First, the tax cuts that George Bush pushed through Congress overwhelmingly benefited the richest people in America-virtually all analysts agree with that fact. But many Americans haven't really calculated that the cost of those tax cuts for the rich was literally double what health-care reform is projected to cost. Double. Yet, there was not even a mention from Republicans, then or now, about the fiscal cost of such enormous tax cuts for the wealthiest people in America. And now they are doing everything they can to stoke public outrage about the cost of health-care reform (even though the Congressional Budget Office says the President's proposal will likely reduce the deficit by $100 billion over the next decade). How does that square with the biblical emphasis on the priority of the poor? There is simply no way to justify the habitual behavior of the current Republican party's clear preference for the rich over everybody else. Probably my best friend in the Congress was Republican Senator Mark Hatfield. The current Republican Party is a very different one than it was in Hatfield's time. I know he would not have liked the "theology" of his party today.
Second, the largest single government discretionary expense is for the military, for fighting wars. Military spending is also, historically, the most wasteful form of government spending with cost overruns, fiscal abuse, political corruption, and shameful pork barrel interests all part of standard operating procedures. So why is there a continual refusal from Republicans to apply their concerns about waste, fraud, and abuse about government expenditures to those expenditures? How does that square with the biblical call to peacemaking and the Christian doctrine that is, at least, suspicious of war as the answer to the problems of human conflict, which should either be outright rejected or very reluctantly accepted as an absolute last resort? There is simply no possible biblical mandate for giving the military a blank check as the current Republicans almost always do now. Again, this would have been bad theology for the evangelical Mark Hatfield, who courageously opposed the war in Vietnam.

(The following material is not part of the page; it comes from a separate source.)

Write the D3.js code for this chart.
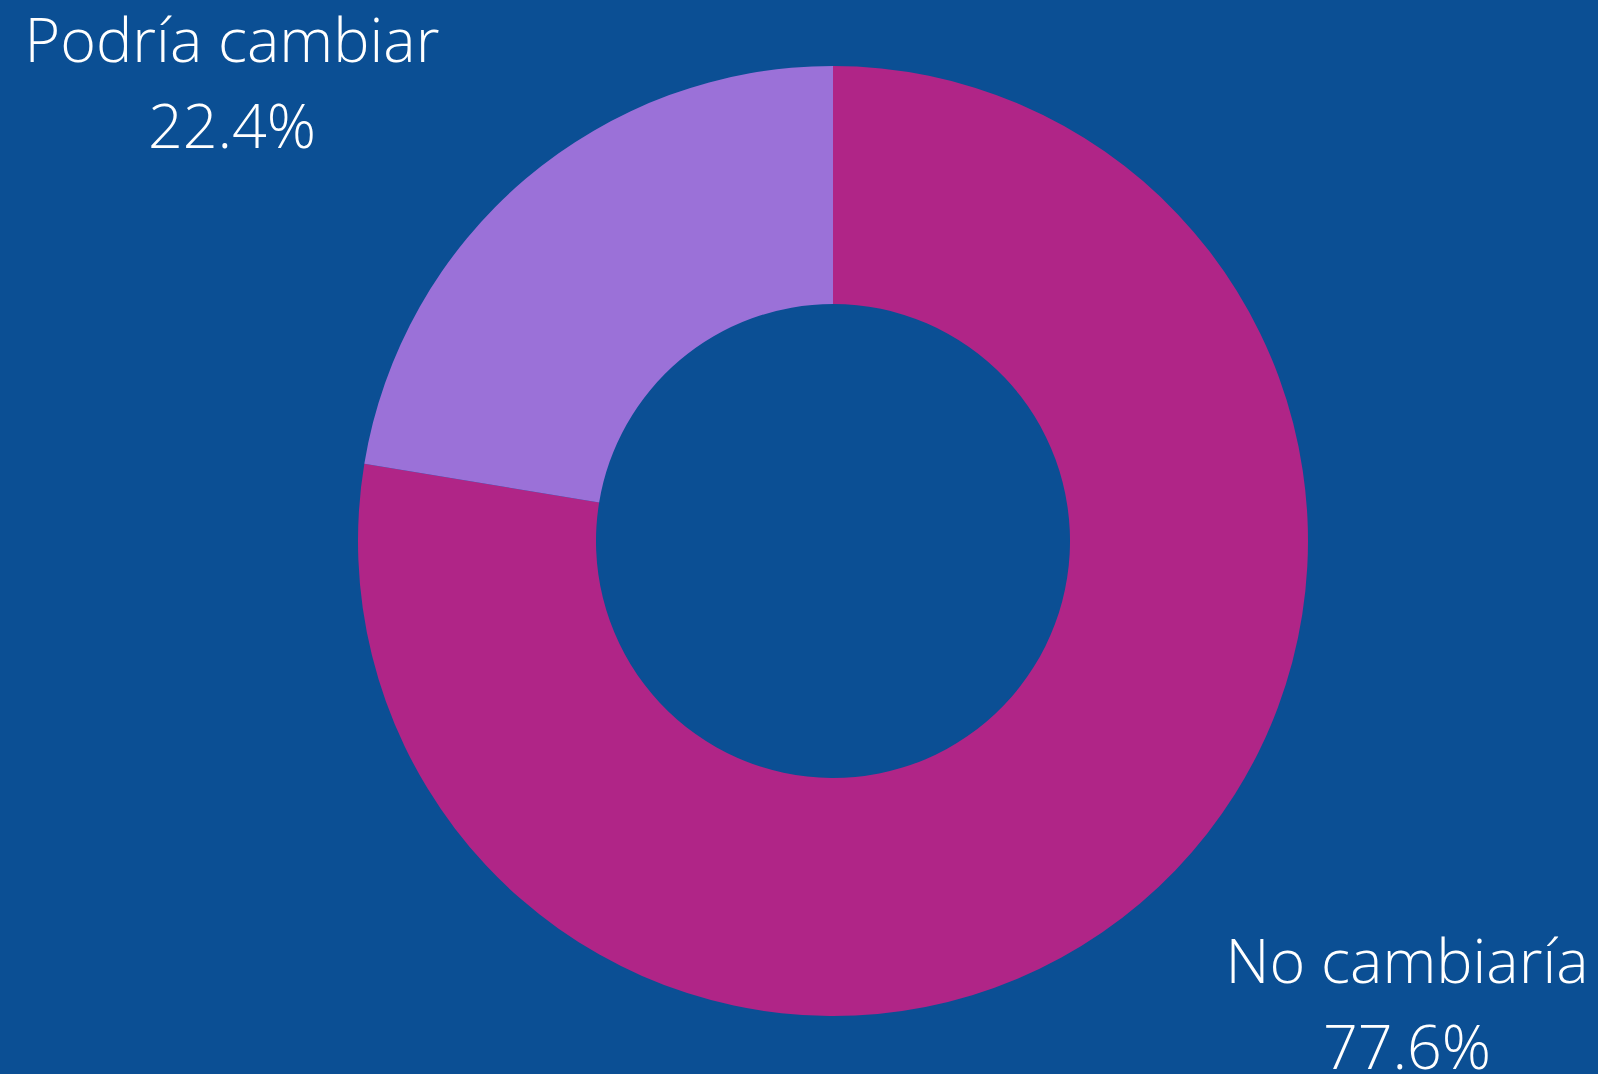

This morning, I thankfully boarded a train from Los Angeles to San Diego to finish the last leg of my book tour. In the train station were mostly low- to moderate-income people-who travel a lot by train. As I looked into their faces, it struck me that the current Republican Party is mostly against spending government money that would benefit them, but it has no problem running up enormous deficits when the money is going to the rich or to war. And that is simply not a tenable theological position from a biblical point of view.
Certainly, there are different and legitimate points of view among Christians and others about how best to fix the broken health-care system, and there is no theological mandate supporting only one set of policy options. But the Republican alternative ideas for health-care reform would cover only 3 million more people, unlike the President's plan which covers ten times that many-30 million people. Again, how is that justifiable from a Christian perspective?
Of course, the Democratic proposals fall far short of what a genuine and comprehensive reform of our very broken health care system would look like-much shorter than their term "less than perfect." Their current proposals are, at best, "less bad" than the Republicans', because they are also in bed with wealthy and powerful special interests.
But the Republicans are not being truthful here. They are not really against government spending and for fiscal responsibility. They simply think the government should in its tax, spending, and regulatory policies do all it can to benefit the rich over low- and middle-income people, and to uncritically support the business of war. Again, there is just no way to theologically defend that commitment. Sorry. I am making that as a theological statement and not just as a politically partisan one. Anyone care to provide a theological foundation for the Republican policy preferences for the rich and for war? I would really like to see it.